====== Material for the task

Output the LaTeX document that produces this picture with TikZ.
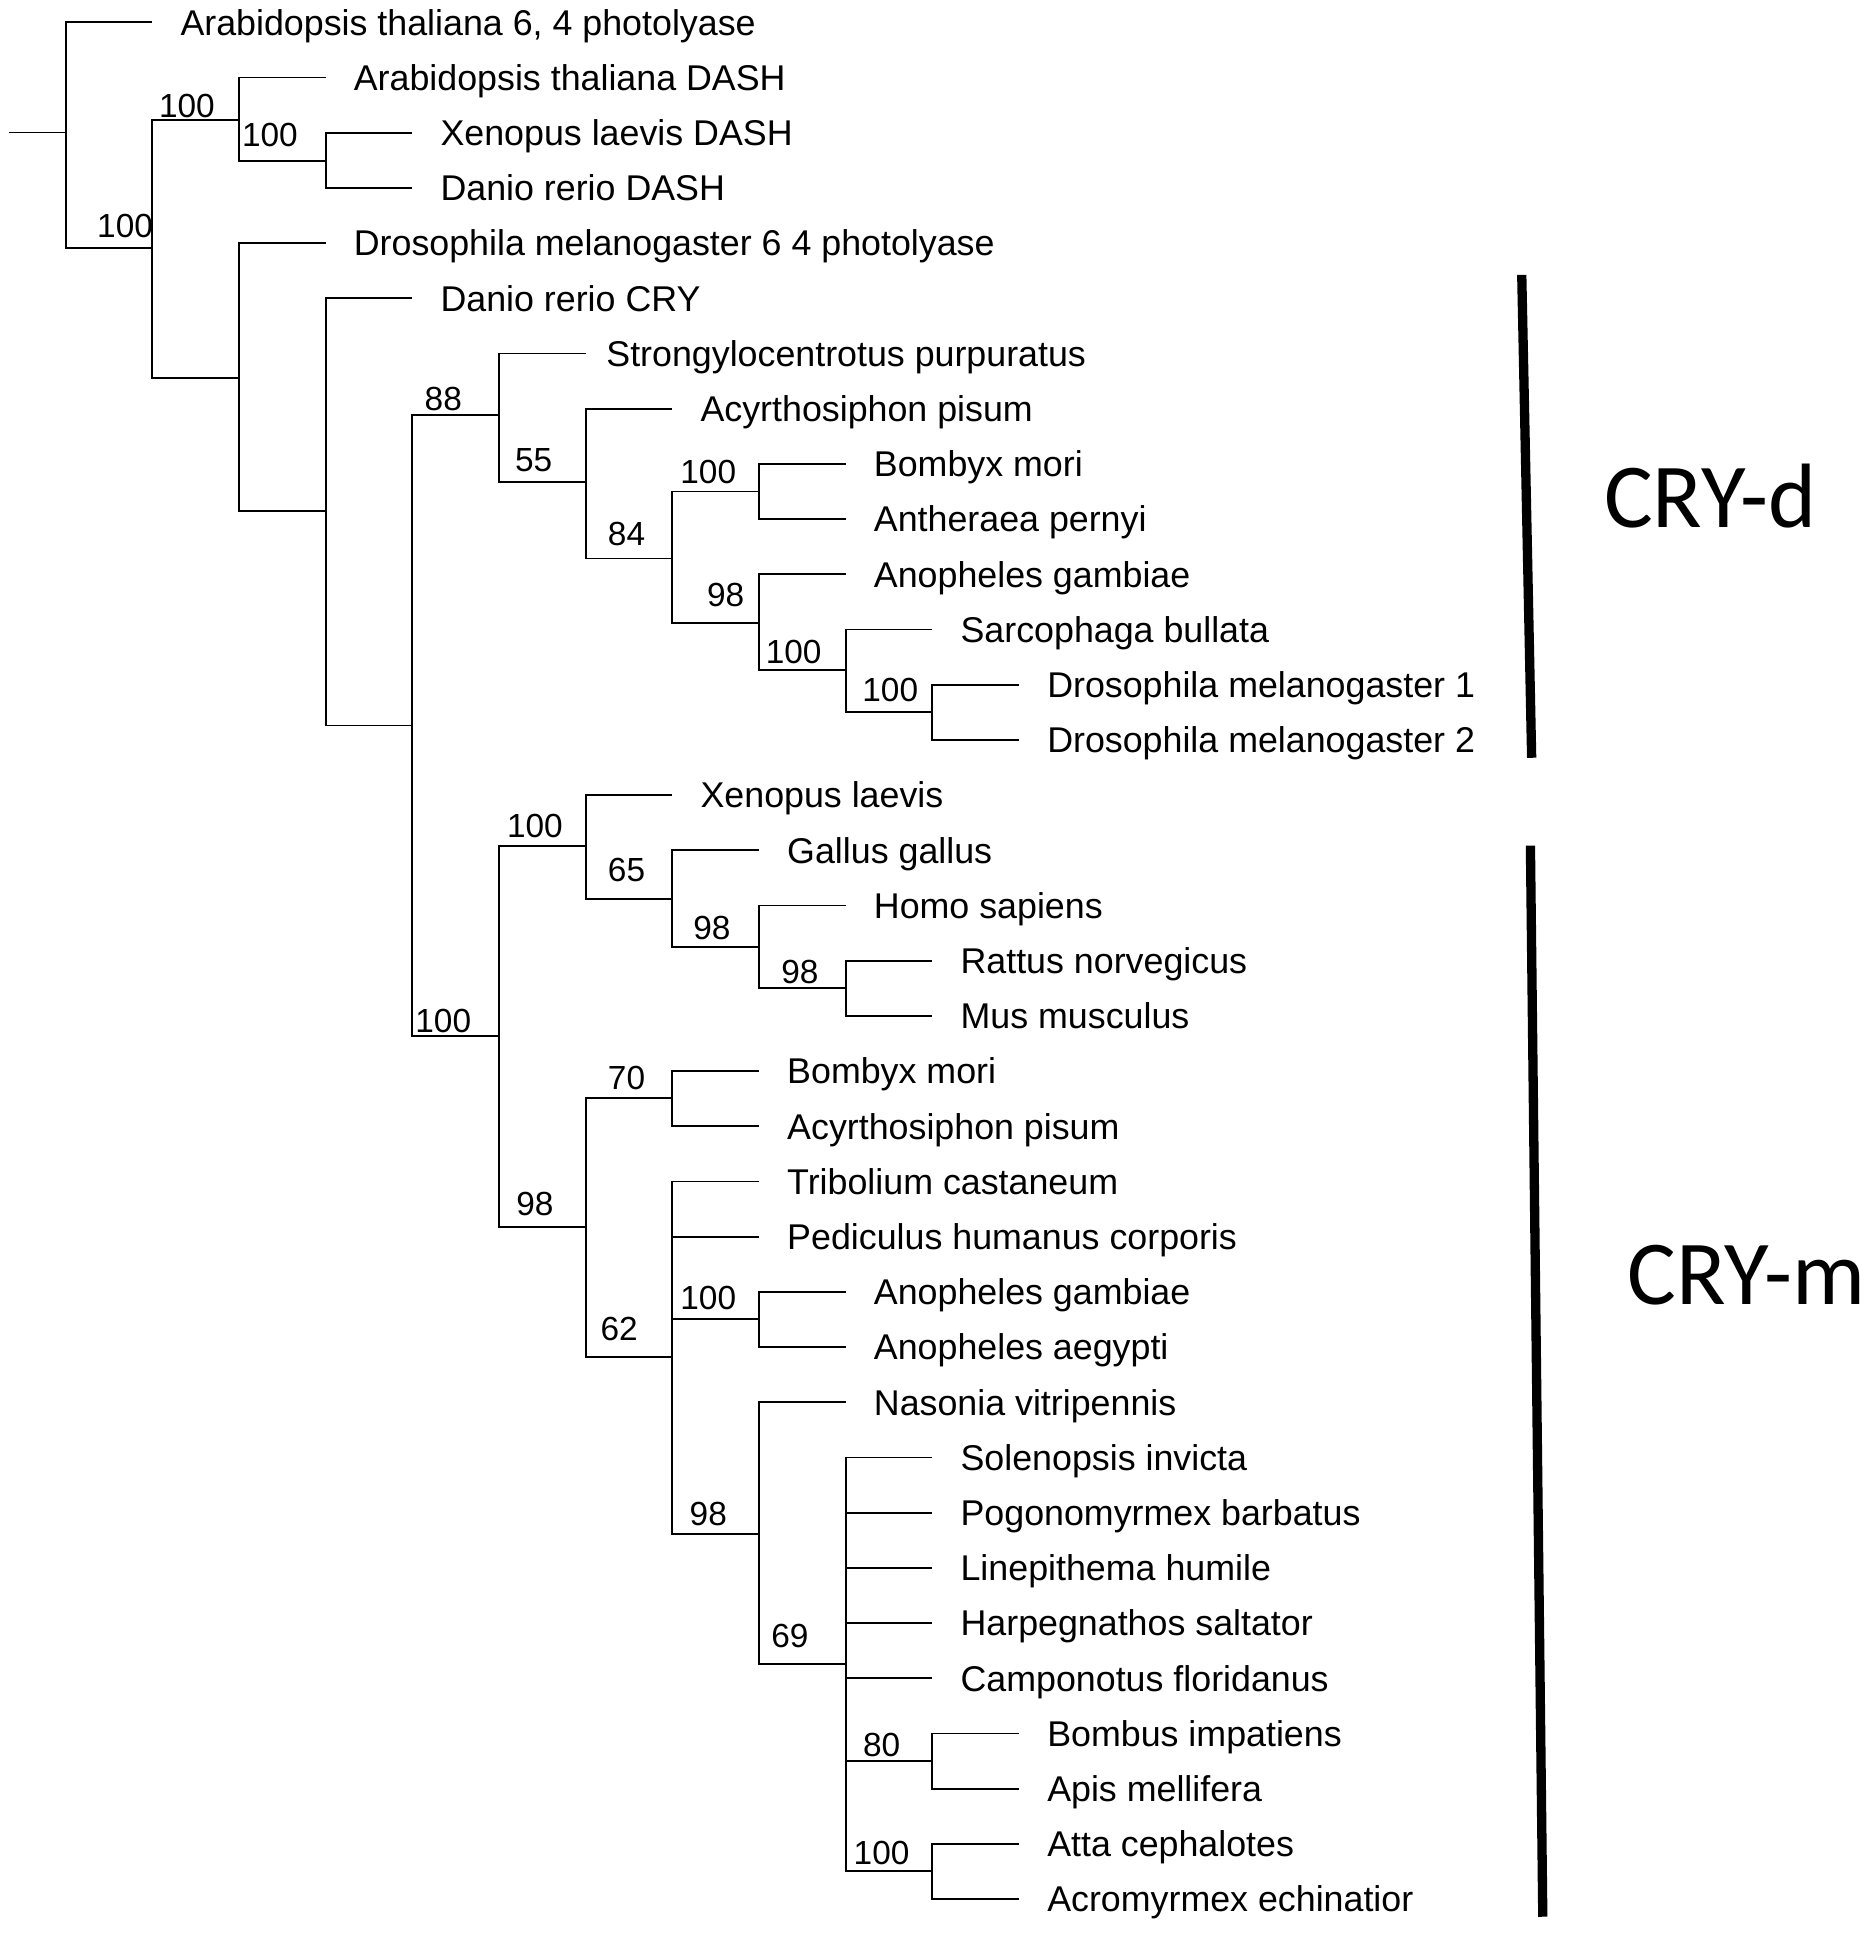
\documentclass[tikz,border=0pt]{standalone}
\usepackage{fontspec}
\setmainfont{Liberation Sans}
\newfontfamily\cladefont{Carlito}
\begin{document}
\begin{tikzpicture}[x=0.01238cm, y=-0.01238cm,
		branch/.style={line width=0.5pt},
		leaf/.style={anchor=west, inner xsep=2.75mm, inner ysep=0pt, text height=7.3pt, text depth=0pt, font=\fontsize{10.18pt}{12pt}\selectfont},
		boot/.style={inner sep=0pt, text height=6.8pt, text depth=0pt, font=\fontsize{9.5pt}{11pt}\selectfont},
		clade/.style={anchor=west, inner sep=0pt, text height=16.7pt, text depth=0pt, font=\cladefont\fontsize{26pt}{30pt}\selectfont},
		cladebar/.style={line width=0.93mm}]
		\useasboundingbox (0, 0) rectangle (1509, 1566);
		
		% inner nodes
		\coordinate (stub) at (7, 107);
		\coordinate (n1) at (53, 107);
		\coordinate (n2) at (123, 200);
		\coordinate (n3) at (193, 97);
		\coordinate (n4) at (263, 130);
		\coordinate (n5) at (193, 305);
		\coordinate (n6) at (263, 413);
		\coordinate (n7) at (333, 586);
		\coordinate (n8) at (403, 335);
		\coordinate (n9) at (473, 389);
		\coordinate (n10) at (543, 451);
		\coordinate (n11) at (613, 397);
		\coordinate (n12) at (613, 503);
		\coordinate (n13) at (683, 541);
		\coordinate (n14) at (753, 575);
		\coordinate (n15) at (403, 837);
		\coordinate (n16) at (473, 683);
		\coordinate (n17) at (543, 726);
		\coordinate (n18) at (613, 765);
		\coordinate (n19) at (683, 798);
		\coordinate (n20) at (473, 991);
		\coordinate (n21) at (543, 887);
		\coordinate (n22) at (543, 1096);
		\coordinate (n23) at (613, 1065);
		\coordinate (n24) at (613, 1239);
		\coordinate (n25) at (683, 1344);
		\coordinate (n26) at (753, 1422);
		\coordinate (n27) at (753, 1511);
		
		% bootstrap values
		\node[boot] (b2) at (101, 182) {100};
		\node[boot] (b3) at (151, 85) {100};
		\node[boot] (b4) at (218, 109) {100};
		\node[boot] (b8) at (358, 322) {88};
		\node[boot] (b9) at (431, 371) {55};
		\node[boot] (b10) at (506, 431) {84};
		\node[boot] (b11) at (572, 381) {100};
		\node[boot] (b12) at (586, 480) {98};
		\node[boot] (b13) at (641, 526) {100};
		\node[boot] (b14) at (719, 557) {100};
		\node[boot] (b15) at (358, 824) {100};
		\node[boot] (b16) at (432, 667) {100};
		\node[boot] (b17) at (506, 702) {65};
		\node[boot] (b18) at (575, 749) {98};
		\node[boot] (b19) at (646, 785) {98};
		\node[boot] (b20) at (432, 972) {98};
		\node[boot] (b21) at (506, 870) {70};
		\node[boot] (b22) at (500, 1073) {62};
		\node[boot] (b23) at (572, 1048) {100};
		\node[boot] (b24) at (572, 1222) {98};
		\node[boot] (b25) at (638, 1321) {69};
		\node[boot] (b26) at (712, 1409) {80};
		\node[boot] (b27) at (712, 1496) {100};
		
		% leaves
		\node[leaf] (l1) at (123, 18.0) {Arabidopsis thaliana 6, 4 photolyase};
		\node[leaf] (l2) at (263, 62.6) {Arabidopsis thaliana DASH};
		\node[leaf] (l3) at (333, 107.2) {Xenopus laevis DASH};
		\node[leaf] (l4) at (333, 151.7) {Danio rerio DASH};
		\node[leaf] (l5) at (263, 196.3) {Drosophila melanogaster 6 4 photolyase};
		\node[leaf] (l6) at (333, 240.9) {Danio rerio CRY};
		\node[leaf, inner xsep=2mm] (l7) at (473, 285.5) {Strongylocentrotus purpuratus};
		\node[leaf] (l8) at (543, 330.1) {Acyrthosiphon pisum};
		\node[leaf] (l9) at (683, 374.6) {Bombyx mori};
		\node[leaf] (l10) at (683, 419.2) {Antheraea pernyi};
		\node[leaf] (l11) at (683, 463.8) {Anopheles gambiae};
		\node[leaf] (l12) at (753, 508.4) {Sarcophaga bullata};
		\node[leaf] (l13) at (823, 553.0) {Drosophila melanogaster 1};
		\node[leaf] (l14) at (823, 597.5) {Drosophila melanogaster 2};
		\node[leaf] (l15) at (543, 642.1) {Xenopus laevis};
		\node[leaf] (l16) at (613, 686.7) {Gallus gallus};
		\node[leaf] (l17) at (683, 731.3) {Homo sapiens};
		\node[leaf] (l18) at (753, 775.9) {Rattus norvegicus};
		\node[leaf] (l19) at (753, 820.4) {Mus musculus};
		\node[leaf] (l20) at (613, 865.0) {Bombyx mori};
		\node[leaf] (l21) at (613, 909.6) {Acyrthosiphon pisum};
		\node[leaf] (l22) at (613, 954.2) {Tribolium castaneum};
		\node[leaf] (l23) at (613, 998.8) {Pediculus humanus corporis};
		\node[leaf] (l24) at (683, 1043.3) {Anopheles gambiae};
		\node[leaf] (l25) at (683, 1087.9) {Anopheles aegypti};
		\node[leaf] (l26) at (683, 1132.5) {Nasonia vitripennis};
		\node[leaf] (l27) at (753, 1177.1) {Solenopsis invicta};
		\node[leaf] (l28) at (753, 1221.7) {Pogonomyrmex barbatus};
		\node[leaf] (l29) at (753, 1266.2) {Linepithema humile};
		\node[leaf] (l30) at (753, 1310.8) {Harpegnathos saltator};
		\node[leaf] (l31) at (753, 1355.4) {Camponotus floridanus};
		\node[leaf] (l32) at (823, 1400.0) {Bombus impatiens};
		\node[leaf] (l33) at (823, 1444.6) {Apis mellifera};
		\node[leaf] (l34) at (823, 1489.1) {Atta cephalotes};
		\node[leaf] (l35) at (823, 1533.7) {Acromyrmex echinatior};
		
		% branches
		\draw[branch] (stub) -- (n1);
		\draw[branch] (n1) |- (l1.west);
		\draw[branch] (n1) |- (n2);
		\draw[branch] (n2) |- (n3);
		\draw[branch] (n2) |- (n5);
		\draw[branch] (n3) |- (l2.west);
		\draw[branch] (n3) |- (n4);
		\draw[branch] (n4) |- (l3.west);
		\draw[branch] (n4) |- (l4.west);
		\draw[branch] (n5) |- (l5.west);
		\draw[branch] (n5) |- (n6);
		\draw[branch] (n6) |- (l6.west);
		\draw[branch] (n6) |- (n7);
		\draw[branch] (n7) |- (n8);
		\draw[branch] (n7) |- (n15);
		\draw[branch] (n8) |- (l7.west);
		\draw[branch] (n8) |- (n9);
		\draw[branch] (n9) |- (l8.west);
		\draw[branch] (n9) |- (n10);
		\draw[branch] (n10) |- (n11);
		\draw[branch] (n10) |- (n12);
		\draw[branch] (n11) |- (l9.west);
		\draw[branch] (n11) |- (l10.west);
		\draw[branch] (n12) |- (l11.west);
		\draw[branch] (n12) |- (n13);
		\draw[branch] (n13) |- (l12.west);
		\draw[branch] (n13) |- (n14);
		\draw[branch] (n14) |- (l13.west);
		\draw[branch] (n14) |- (l14.west);
		\draw[branch] (n15) |- (n16);
		\draw[branch] (n15) |- (n20);
		\draw[branch] (n16) |- (l15.west);
		\draw[branch] (n16) |- (n17);
		\draw[branch] (n17) |- (l16.west);
		\draw[branch] (n17) |- (n18);
		\draw[branch] (n18) |- (l17.west);
		\draw[branch] (n18) |- (n19);
		\draw[branch] (n19) |- (l18.west);
		\draw[branch] (n19) |- (l19.west);
		\draw[branch] (n20) |- (n21);
		\draw[branch] (n20) |- (n22);
		\draw[branch] (n21) |- (l20.west);
		\draw[branch] (n21) |- (l21.west);
		\draw[branch] (n22) |- (l22.west);
		\draw[branch] (n22) |- (l23.west);
		\draw[branch] (n22) |- (n23);
		\draw[branch] (n22) |- (n24);
		\draw[branch] (n23) |- (l24.west);
		\draw[branch] (n23) |- (l25.west);
		\draw[branch] (n24) |- (l26.west);
		\draw[branch] (n24) |- (n25);
		\draw[branch] (n25) |- (l27.west);
		\draw[branch] (n25) |- (l28.west);
		\draw[branch] (n25) |- (l29.west);
		\draw[branch] (n25) |- (l30.west);
		\draw[branch] (n25) |- (l31.west);
		\draw[branch] (n25) |- (n26);
		\draw[branch] (n25) |- (n27);
		\draw[branch] (n26) |- (l32.west);
		\draw[branch] (n26) |- (l33.west);
		\draw[branch] (n27) |- (l34.west);
		\draw[branch] (n27) |- (l35.west);
		
		% clade bars
		\coordinate (dtop) at (1229, 222);
		\coordinate (dbot) at (1237, 612);
		\draw[cladebar] (dtop) -- (dbot);
		\node[clade] (cryd) at (1295, 402) {CRY-d};
		
		\coordinate (mtop) at (1236, 683);
		\coordinate (mbot) at (1246, 1548);
		\draw[cladebar] (mtop) -- (mbot);
		\node[clade] (crym) at (1314, 1030) {CRY-m};
	\end{tikzpicture}
\end{document}
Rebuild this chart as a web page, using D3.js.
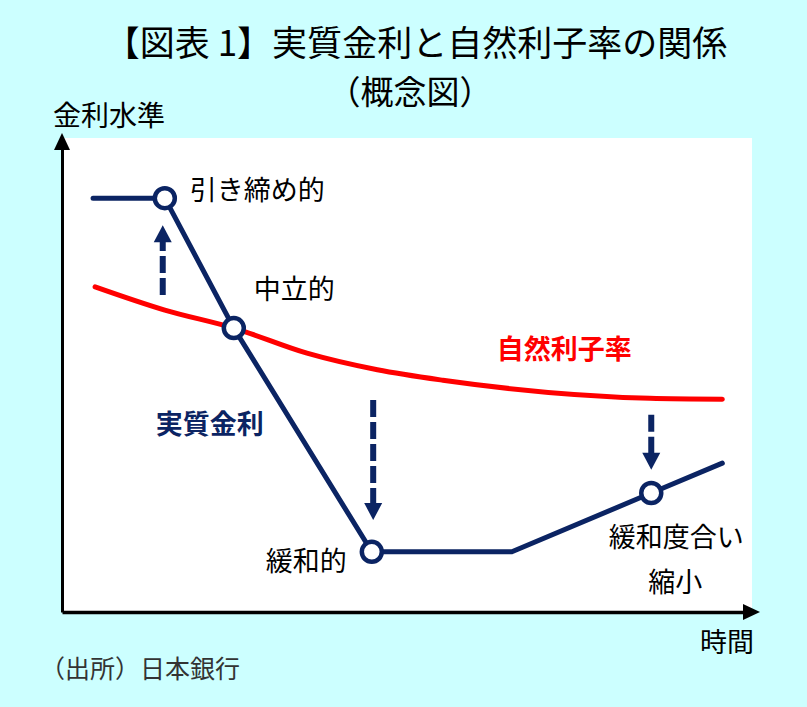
<!DOCTYPE html>
<html lang="ja">
<head>
<meta charset="UTF-8"/>
<title>実質金利と自然利子率の関係</title>
<script src="https://d3js.org/d3.v7.min.js"></script>
<style>
  body { margin: 0; background: #ccffff; }
  text { font-family: "Noto Sans CJK JP", "Noto Sans", sans-serif; }
</style>
</head>
<body>
<script>
var w = 807;
var h = 707;

// time axis / rate level axis, both in conceptual units 0-100
var realTime  = [4.5, 14.9, 24.9, 44.9, 65.2, 85.4, 95.7];
var realRate  = [87.3, 87.3, 59.9, 12.7, 12.7, 25.1, 31.4];
var natTime   = [4.8, 14.9, 24.9, 35.5, 45.7, 55.2, 85.2, 95.7];
var natRate   = [68.6, 63.7, 59.9, 54.6, 51.1, 48.9, 45.1, 44.9];
var markerIdx = [1, 2, 3, 5];

// dashed arrows: time, start level, end level
var arrowTime = [14.6, 45.1, 85.4];
var arrowFrom = [66.9, 44.7, 41.6];
var arrowTo   = [81.6, 19.4, 30.0];

var navy = "#0b2463";
var red = "#ff0000";

var x = d3.scaleLinear().domain([0, 100]).range([62, 752]);
var y = d3.scaleLinear().domain([0, 100]).range([612, 138]);

var svg = d3.select("body")
            .append("svg")
            .attr("width", w)
            .attr("height", h);

svg.append("rect")
    .attr("width", w).attr("height", h)
    .attr("fill", "#ccffff");

// white plot area
svg.append("rect")
    .attr("x", x(0)).attr("y", y(100))
    .attr("width", x(100) - x(0))
    .attr("height", y(0) - y(100))
    .attr("fill", "#ffffff");

/* Titles */
svg.append("text")
    .attr("x", 416).attr("y", 40)
    .attr("text-anchor", "middle")
    .attr("dominant-baseline", "central")
    .attr("font-size", "35px")
    .text("【図表 1】実質金利と自然利子率の関係");

svg.append("text")
    .attr("x", 410).attr("y", 90)
    .attr("text-anchor", "middle")
    .attr("dominant-baseline", "central")
    .attr("font-size", "33px")
    .text("（概念図）");

/* Axes without ticks */
svg.append("g")
    .attr("transform", "translate(0," + y(0) + ")")
    .call(d3.axisBottom(x).tickValues([]).tickSizeOuter(0))
    .select(".domain")
    .attr("stroke", "#000").attr("stroke-width", 3.5);

svg.append("g")
    .attr("transform", "translate(" + x(0) + ",0)")
    .call(d3.axisLeft(y).tickValues([]).tickSizeOuter(0))
    .select(".domain")
    .attr("stroke", "#000").attr("stroke-width", 3);

// axis arrowheads
svg.append("path")
    .attr("d", "M" + (x(100) - 9) + "," + (y(0) - 8) + "L" + (x(100) + 8) + "," + y(0) + "L" + (x(100) - 9) + "," + (y(0) + 8) + "Z")
    .attr("fill", "#000");
svg.append("path")
    .attr("d", "M" + (x(0) - 8) + "," + (y(100) + 12) + "L" + x(0) + "," + (y(100) - 5) + "L" + (x(0) + 8) + "," + (y(100) + 12) + "Z")
    .attr("fill", "#000");

svg.append("text")
    .attr("x", 53).attr("y", 114)
    .attr("dominant-baseline", "central")
    .attr("font-size", "28px")
    .text("金利水準");

svg.append("text")
    .attr("x", 754).attr("y", 640)
    .attr("text-anchor", "end")
    .attr("dominant-baseline", "central")
    .attr("font-size", "27px")
    .text("時間");

svg.append("text")
    .attr("x", 40).attr("y", 667)
    .attr("dominant-baseline", "central")
    .attr("font-size", "25px")
    .attr("fill", "#333")
    .text("（出所）日本銀行");

/* Lines */
var natData = natTime.map(function(t, i) { return [t, natRate[i]]; });
var realData = realTime.map(function(t, i) { return [t, realRate[i]]; });

var natLine = d3.line()
    .x(function(d) { return x(d[0]); })
    .y(function(d) { return y(d[1]); })
    .curve(d3.curveMonotoneX);

var realLine = d3.line()
    .x(function(d) { return x(d[0]); })
    .y(function(d) { return y(d[1]); });

svg.append("path")
    .datum(natData)
    .attr("d", natLine)
    .attr("fill", "none")
    .attr("stroke", red)
    .attr("stroke-width", 5)
    .attr("stroke-linecap", "round");

svg.append("path")
    .datum(realData)
    .attr("d", realLine)
    .attr("fill", "none")
    .attr("stroke", navy)
    .attr("stroke-width", 5)
    .attr("stroke-linecap", "round")
    .attr("stroke-linejoin", "round");

/* Dashed arrows */
var arrows = arrowTime.map(function(t, i) { return [t, arrowFrom[i], arrowTo[i]]; });

svg.selectAll(".darrow")
    .data(arrows)
    .enter()
    .append("line")
    .attr("class", "darrow")
    .attr("x1", function(d) { return x(d[0]); })
    .attr("x2", function(d) { return x(d[0]); })
    .attr("y1", function(d) { return y(d[1]); })
    .attr("y2", function(d) {
        var dir = y(d[2]) > y(d[1]) ? 1 : -1;
        return y(d[2]) - dir * 15;
    })
    .attr("stroke", navy)
    .attr("stroke-width", 6)
    .attr("stroke-dasharray", "17,5");

svg.selectAll(".ahead")
    .data(arrows)
    .enter()
    .append("path")
    .attr("class", "ahead")
    .attr("d", function(d) {
        var tx = x(d[0]), ty = y(d[2]);
        var dir = y(d[2]) > y(d[1]) ? 1 : -1;
        var by = ty - dir * 17;
        return "M" + (tx - 9) + "," + by + "L" + tx + "," + ty + "L" + (tx + 9) + "," + by + "Z";
    })
    .attr("fill", navy);

/* Markers */
svg.selectAll("circle")
    .data(markerIdx)
    .enter()
    .append("circle")
    .attr("cx", function(i) { return x(realTime[i]); })
    .attr("cy", function(i) { return y(realRate[i]); })
    .attr("r", 10)
    .attr("fill", "#fff")
    .attr("stroke", navy)
    .attr("stroke-width", 4.5);

/* Labels */
function mx(i) { return x(realTime[i]); }
function my(i) { return y(realRate[i]); }

var labels = svg.append("g")
    .attr("font-size", "27px")
    .attr("dominant-baseline", "central");

labels.append("text")
    .attr("x", mx(1) + 25).attr("y", my(1) - 10)
    .text("引き締め的");

labels.append("text")
    .attr("x", mx(2) + 20).attr("y", my(2) - 41)
    .text("中立的");

labels.append("text")
    .attr("x", mx(3) - 25).attr("y", my(3) + 8)
    .attr("text-anchor", "end")
    .text("緩和的");

labels.append("text")
    .attr("x", mx(5) + 25).attr("y", my(5) + 42)
    .attr("text-anchor", "middle")
    .text("緩和度合い");

labels.append("text")
    .attr("x", mx(5) + 24).attr("y", my(5) + 87)
    .attr("text-anchor", "middle")
    .text("縮小");

labels.append("text")
    .attr("x", x(13.6)).attr("y", y(39.9))
    .attr("font-weight", "bold")
    .attr("fill", navy)
    .text("実質金利");

labels.append("text")
    .attr("x", x(63.0)).attr("y", y(55.9))
    .attr("font-weight", "bold")
    .attr("fill", red)
    .text("自然利子率");
</script>
</body>
</html>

============

What the task asks: Copy word for word only the lines above from the one with "Rebuild this chart" through the one with "var h = 707;". Leave pictures out.

Expected output:
Rebuild this chart as a web page, using D3.js.
<!DOCTYPE html>
<html lang="ja">
<head>
<meta charset="UTF-8"/>
<title>実質金利と自然利子率の関係</title>
<script src="https://d3js.org/d3.v7.min.js"></script>
<style>
  body { margin: 0; background: #ccffff; }
  text { font-family: "Noto Sans CJK JP", "Noto Sans", sans-serif; }
</style>
</head>
<body>
<script>
var w = 807;
var h = 707;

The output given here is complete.